Thursday, 29 November 2012

Belvoir Castle

Caius Cibber statues cover up for winter

This morning was the first really sharp frost but was luckily accompanied with a beautiful blue sky - a pleasant change from the miserable week of constant rain.  So it is time to make sure the 17th-Century Cibber statues are protected from the harsh elements of the coming winter. 

Cibber Statues at Belvoir Castle

During their time at the Castle the statues have been moved a couple of times.  Originally they lined the drive and were moved by the 5th Duchess onto the terraces and then again by Violet, wife of the 8th Duke, who was largely responsible for the gardens that we see today.  

All this I have read from the present Duchess's book 'Belvoir Castle', and understand that the 8th Duchess had the help of Harold Peto, a notable Edwardian garden designer.  Harold Peto created some of the finest gardens in England, inspired mainly by the Italianate style. 

This winter we hope to do a lot more research into the history of the gardens and find out who did what, when and where.... we'll keep you posted....

It is a great responsibility to have such treasures in our care, so this year we are starting a program of upgrading the winter covers.  Materials for this job are so good now that the new covers have two layers of silver bubble wrap sandwiched between a special hardy canvass.  The statue's now look quite strange - like green space rockets just about to take off!

New Covers for the Cibber Statues

More Statues in the rose garden

We will find out the history behind these two.

Tuesday, 6 November 2012

Results of an English Winter

In March 2010 Aimee asked me to help her create a New Zealand garden.

We were presented with a long mound of earth that had been placed to provide a barrier from the harsh winds and rain.  Some of the soil was extremely heavy clay where as part of it was complete sand – so another good challenge!

It is very difficult to plan a garden on such a steep slope, the soil will always erode and slide downhill which makes it is difficult to get plants established.  With this in mind we decided to terrace the whole lot.

As with all projects – it wasn’t plain sailing or should I say plain digging!  Some of the soil was so heavy, when you tried to throw the soil off the spade, the spade went with it!   A Mini digger was imported rather quickly and old railway sleepers were fixed together and used to hold back the soil. 

The workings were finished in the spring of 2010, some compost was added to the whole area and the planting began in April.  As you may know, there are some beautiful exotic plants that come from New Zealand, so it was an exiting planting scheme to create.  I used Hebes, Pittosporums, Phormiums, Eucalyptus, Olearias, and Griselinias amongst some of our own indigenous trees and shrubs.  We considered some tree ferns but felt the cold conditions of Lincolnshire would be too much of a test.

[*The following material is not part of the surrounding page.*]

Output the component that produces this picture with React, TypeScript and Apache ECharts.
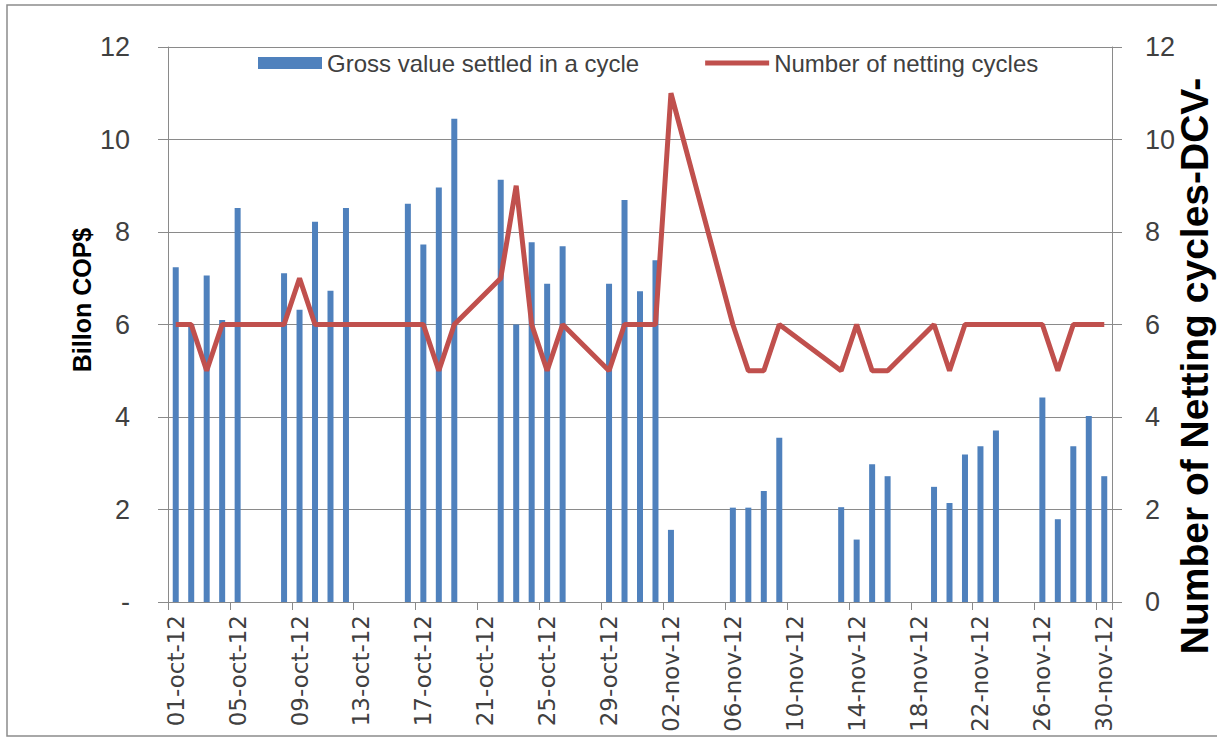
import React, { useEffect, useRef } from "react";
import * as echarts from "echarts";

const octDays = Array.from({ length: 31 }, (_, i) => String(i + 1).padStart(2, "0") + "-oct-12");
const novDays = Array.from({ length: 30 }, (_, i) => String(i + 1).padStart(2, "0") + "-nov-12");
const categories = [...octDays, ...novDays];

// Gross value settled in a cycle (Billon COP$); null = no settlement (weekend/holiday)
const grossOct = [
  7.24, 6.0, 7.06, 6.1, 8.52, null, null,
  7.11, 6.32, 8.22, 6.73, 8.52, null, null,
  null, 8.61, 7.73, 8.96, 10.45, null, null,
  9.13, 6.0, 7.78, 6.88, 7.69, null, null,
  6.88, 8.69, 6.72,
];
const grossNov = [
  7.39, 1.56, null, null,
  null, 2.04, 2.04, 2.4, 3.55, null, null,
  null, 2.05, 1.35, 2.98, 2.72, null, null,
  2.49, 2.14, 3.19, 3.37, 3.71, null, null,
  4.42, 1.79, 3.37, 4.02, 2.72,
];

// Number of netting cycles
const cyclesOct = [
  6, 6, 5, 6, 6, null, null,
  6, 7, 6, 6, 6, null, null,
  null, 6, 6, 5, 6, null, null,
  7, 9, 6, 5, 6, null, null,
  5, 6, 6,
];
const cyclesNov = [
  6, 11, null, null,
  null, 6, 5, 5, 6, null, null,
  null, 5, 6, 5, 5, null, null,
  6, 5, 6, 6, 6, null, null,
  6, 5, 6, 6, 6,
];

const grossValues = [...grossOct, ...grossNov];
const cycleValues = [...cyclesOct, ...cyclesNov];

const leftTicks = { min: 0, max: 12, interval: 2 };
const rightTicks = { min: 0, max: 12, interval: 2 };

export default function App() {
  const ref = useRef<HTMLDivElement>(null);
  useEffect(() => {
    if (!ref.current) return;
    const chart = echarts.init(ref.current, null, { renderer: "svg" });
    const labelColor = "#404040";
    chart.setOption({
      animation: false,
      backgroundColor: "#ffffff",
      grid: {
        left: 168,
        right: 105,
        top: 47,
        bottom: 137,
        containLabel: false,
        outerBoundsMode: "none",
      },
      legend: {
        left: 258,
        top: 51,
        padding: 0,
        itemWidth: 64,
        itemHeight: 12,
        itemGap: 66,
        selectedMode: false,
        textStyle: { fontFamily: "Liberation Sans", fontSize: 24, color: labelColor },
        data: [
          { name: "Gross value settled in a cycle", icon: "rect" },
          { name: "Number of netting cycles", icon: "path://M0,0H64V5H0Z" },
        ],
      },
      xAxis: {
        type: "category",
        data: categories,
        boundaryGap: true,
        axisLine: { show: true, lineStyle: { color: "#8a8a8a", width: 1 } },
        axisTick: { show: true, interval: 3, length: 8, lineStyle: { color: "#8a8a8a" } },
        axisLabel: {
          interval: 3,
          rotate: 90,
          margin: 13,
          fontFamily: "DejaVu Sans",
          fontSize: 23,
          color: labelColor,
        },
        splitLine: { show: false },
      },
      yAxis: [
        {
          type: "value",
          position: "left",
          ...leftTicks,
          axisLine: { show: true, lineStyle: { color: "#8a8a8a" } },
          axisTick: { show: true, length: 10, lineStyle: { color: "#8a8a8a" } },
          splitLine: { show: true, lineStyle: { color: "#8a8a8a", width: 1 } },
          axisLabel: {
            margin: 38,
            fontFamily: "Liberation Sans",
            fontSize: 27,
            color: labelColor,
            formatter: (v: number) => (v === 0 ? "-" : String(v)),
          },
        },
        {
          type: "value",
          position: "right",
          ...rightTicks,
          axisLine: { show: true, lineStyle: { color: "#8a8a8a" } },
          axisTick: { show: true, length: 10, lineStyle: { color: "#8a8a8a" } },
          splitLine: { show: false },
          axisLabel: {
            margin: 33,
            fontFamily: "Liberation Sans",
            fontSize: 27,
            color: labelColor,
          },
        },
      ],
      series: [
        {
          name: "Gross value settled in a cycle",
          type: "bar",
          yAxisIndex: 0,
          data: grossValues,
          barWidth: 6,
          itemStyle: { color: "#4f81bd" },
          z: 2,
        },
        {
          name: "Number of netting cycles",
          type: "line",
          yAxisIndex: 1,
          data: cycleValues,
          connectNulls: true,
          symbol: "none",
          showSymbol: false,
          lineStyle: { color: "#c0504d", width: 5 },
          itemStyle: { color: "#c0504d" },
          z: 3,
        },
      ],
      graphic: [
        {
          type: "rect",
          shape: { x: 7, y: 5, width: 1240, height: 731 },
          style: { fill: "none", stroke: "#8c8c8c", lineWidth: 1.5 },
          silent: true,
        },
        {
          type: "text",
          x: 82,
          y: 300,
          rotation: Math.PI / 2,
          style: {
            text: "Billon COP$",
            fontFamily: "Liberation Sans",
            fontWeight: "bold",
            fontSize: 25,
            fill: "#000000",
            align: "center",
            verticalAlign: "middle",
          },
        },
        {
          type: "text",
          x: 1194,
          y: 366,
          rotation: Math.PI / 2,
          style: {
            text: "Number of Netting cycles-DCV-",
            fontFamily: "Liberation Sans",
            fontWeight: "bold",
            fontSize: 39,
            fill: "#000000",
            align: "center",
            verticalAlign: "middle",
          },
        },
      ],
    });
    return () => chart.dispose();
  }, []);
  return (
    <div
      ref={ref}
      style={{ position: "fixed", left: 0, top: 0, width: 1217, height: 739, background: "#fff" }}
    />
  );
}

So where is the finished photograph...........

Aimee religiously watered the plants all summer, and they came on in leaps and bounds with no casualties by autumn.  However, on 22nd November 2010, extreme cold conditions hit England causing disruption on our roads and devastation to Aimee’s garden.  Many garden plants can tolerate temperatures down to -5C and some down to -15C; but on the 28 November -17C was recorded, and one of my clients, (north of Lincoln), recorded -22C for 5 days.  Of the 8 Eucalyptus that were planted only one survived, Aimee lost all of her other New Zealand plants.

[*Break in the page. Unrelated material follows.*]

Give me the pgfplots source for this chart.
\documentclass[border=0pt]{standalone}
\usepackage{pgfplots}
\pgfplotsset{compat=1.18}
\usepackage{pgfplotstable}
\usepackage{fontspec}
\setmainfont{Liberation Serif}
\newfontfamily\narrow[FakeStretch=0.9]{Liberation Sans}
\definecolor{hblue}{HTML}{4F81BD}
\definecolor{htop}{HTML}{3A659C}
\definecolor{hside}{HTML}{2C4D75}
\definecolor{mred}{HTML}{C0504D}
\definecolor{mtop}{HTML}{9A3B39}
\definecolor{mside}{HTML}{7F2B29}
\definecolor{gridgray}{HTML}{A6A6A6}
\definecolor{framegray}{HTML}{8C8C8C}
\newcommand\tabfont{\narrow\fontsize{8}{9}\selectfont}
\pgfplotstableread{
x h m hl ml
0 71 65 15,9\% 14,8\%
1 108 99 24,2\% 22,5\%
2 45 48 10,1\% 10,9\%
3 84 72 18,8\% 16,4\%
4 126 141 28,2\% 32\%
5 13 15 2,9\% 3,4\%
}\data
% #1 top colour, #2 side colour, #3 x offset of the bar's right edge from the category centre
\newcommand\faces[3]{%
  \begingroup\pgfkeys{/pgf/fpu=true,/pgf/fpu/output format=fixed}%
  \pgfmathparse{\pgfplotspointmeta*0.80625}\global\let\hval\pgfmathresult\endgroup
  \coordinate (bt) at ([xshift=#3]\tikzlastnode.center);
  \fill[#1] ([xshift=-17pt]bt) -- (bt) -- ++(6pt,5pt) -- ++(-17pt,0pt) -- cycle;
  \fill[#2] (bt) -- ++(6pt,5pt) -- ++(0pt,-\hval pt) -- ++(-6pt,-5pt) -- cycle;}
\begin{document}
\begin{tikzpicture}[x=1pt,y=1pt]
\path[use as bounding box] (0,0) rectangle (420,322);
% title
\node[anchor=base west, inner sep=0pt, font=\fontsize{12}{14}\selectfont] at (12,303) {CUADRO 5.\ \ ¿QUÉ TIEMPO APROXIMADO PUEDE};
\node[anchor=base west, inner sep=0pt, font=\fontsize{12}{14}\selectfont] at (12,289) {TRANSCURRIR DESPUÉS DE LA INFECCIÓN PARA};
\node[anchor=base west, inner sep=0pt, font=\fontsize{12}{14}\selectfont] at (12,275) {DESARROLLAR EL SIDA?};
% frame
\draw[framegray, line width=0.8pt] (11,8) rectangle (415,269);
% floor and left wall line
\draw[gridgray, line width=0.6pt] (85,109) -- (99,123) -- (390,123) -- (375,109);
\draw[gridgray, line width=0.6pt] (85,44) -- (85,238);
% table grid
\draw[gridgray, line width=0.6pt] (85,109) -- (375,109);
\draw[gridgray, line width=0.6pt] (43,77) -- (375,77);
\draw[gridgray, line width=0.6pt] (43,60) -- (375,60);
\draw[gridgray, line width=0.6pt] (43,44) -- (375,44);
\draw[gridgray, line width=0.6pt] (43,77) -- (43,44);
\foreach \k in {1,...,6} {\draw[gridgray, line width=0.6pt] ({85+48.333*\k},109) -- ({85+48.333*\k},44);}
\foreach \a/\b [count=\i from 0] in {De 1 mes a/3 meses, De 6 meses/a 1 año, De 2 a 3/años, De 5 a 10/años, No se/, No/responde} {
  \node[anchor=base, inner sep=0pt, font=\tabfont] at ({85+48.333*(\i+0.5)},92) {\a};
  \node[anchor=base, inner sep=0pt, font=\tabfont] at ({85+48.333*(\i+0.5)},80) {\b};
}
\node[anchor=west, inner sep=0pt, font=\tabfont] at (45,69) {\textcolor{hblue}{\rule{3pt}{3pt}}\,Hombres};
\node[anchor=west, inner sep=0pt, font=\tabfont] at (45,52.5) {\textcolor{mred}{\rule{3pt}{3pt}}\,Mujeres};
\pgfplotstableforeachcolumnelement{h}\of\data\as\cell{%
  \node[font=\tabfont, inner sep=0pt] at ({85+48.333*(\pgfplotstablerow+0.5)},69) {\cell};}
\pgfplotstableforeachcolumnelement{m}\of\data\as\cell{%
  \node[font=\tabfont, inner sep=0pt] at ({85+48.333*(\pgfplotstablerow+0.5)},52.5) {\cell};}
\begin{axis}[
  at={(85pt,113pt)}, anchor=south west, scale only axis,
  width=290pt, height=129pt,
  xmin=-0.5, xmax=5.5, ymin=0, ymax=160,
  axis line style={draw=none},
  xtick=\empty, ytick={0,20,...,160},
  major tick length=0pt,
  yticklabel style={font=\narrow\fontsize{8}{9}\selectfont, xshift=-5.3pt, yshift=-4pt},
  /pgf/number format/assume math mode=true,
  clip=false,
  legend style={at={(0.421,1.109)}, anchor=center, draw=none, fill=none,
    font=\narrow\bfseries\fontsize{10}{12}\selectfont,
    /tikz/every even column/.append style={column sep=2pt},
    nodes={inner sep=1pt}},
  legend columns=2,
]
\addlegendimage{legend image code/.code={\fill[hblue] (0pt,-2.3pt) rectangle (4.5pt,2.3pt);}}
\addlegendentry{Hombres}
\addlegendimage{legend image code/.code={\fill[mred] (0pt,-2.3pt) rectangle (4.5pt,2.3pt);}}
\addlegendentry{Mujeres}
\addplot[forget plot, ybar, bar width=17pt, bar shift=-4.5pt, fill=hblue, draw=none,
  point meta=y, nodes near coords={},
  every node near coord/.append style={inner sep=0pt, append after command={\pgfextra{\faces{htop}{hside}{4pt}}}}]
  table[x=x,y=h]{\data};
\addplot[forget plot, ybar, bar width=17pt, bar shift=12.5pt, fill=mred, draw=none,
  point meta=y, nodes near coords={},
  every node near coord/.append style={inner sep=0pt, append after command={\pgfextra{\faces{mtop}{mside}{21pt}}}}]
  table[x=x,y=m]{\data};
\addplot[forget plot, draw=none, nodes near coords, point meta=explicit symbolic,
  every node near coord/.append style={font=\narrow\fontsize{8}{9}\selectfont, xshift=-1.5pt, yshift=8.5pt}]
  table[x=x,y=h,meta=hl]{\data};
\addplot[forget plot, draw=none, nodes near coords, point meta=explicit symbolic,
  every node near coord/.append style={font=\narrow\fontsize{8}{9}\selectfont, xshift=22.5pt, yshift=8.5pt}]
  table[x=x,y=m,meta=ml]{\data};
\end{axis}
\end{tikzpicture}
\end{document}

I returned with some trepidation to Aimee’s garden this autumn and was thrilled to see how the plants that had stood the extreme conditions, had blossomed. 

Did I mention the rabbits!

It was an extreme winter and a harsh lesson.  Beware when you go to garden centres and see the beautiful coloured exotic plants that come from warmer climates.

I guess we made a good decision about the Tree Ferns!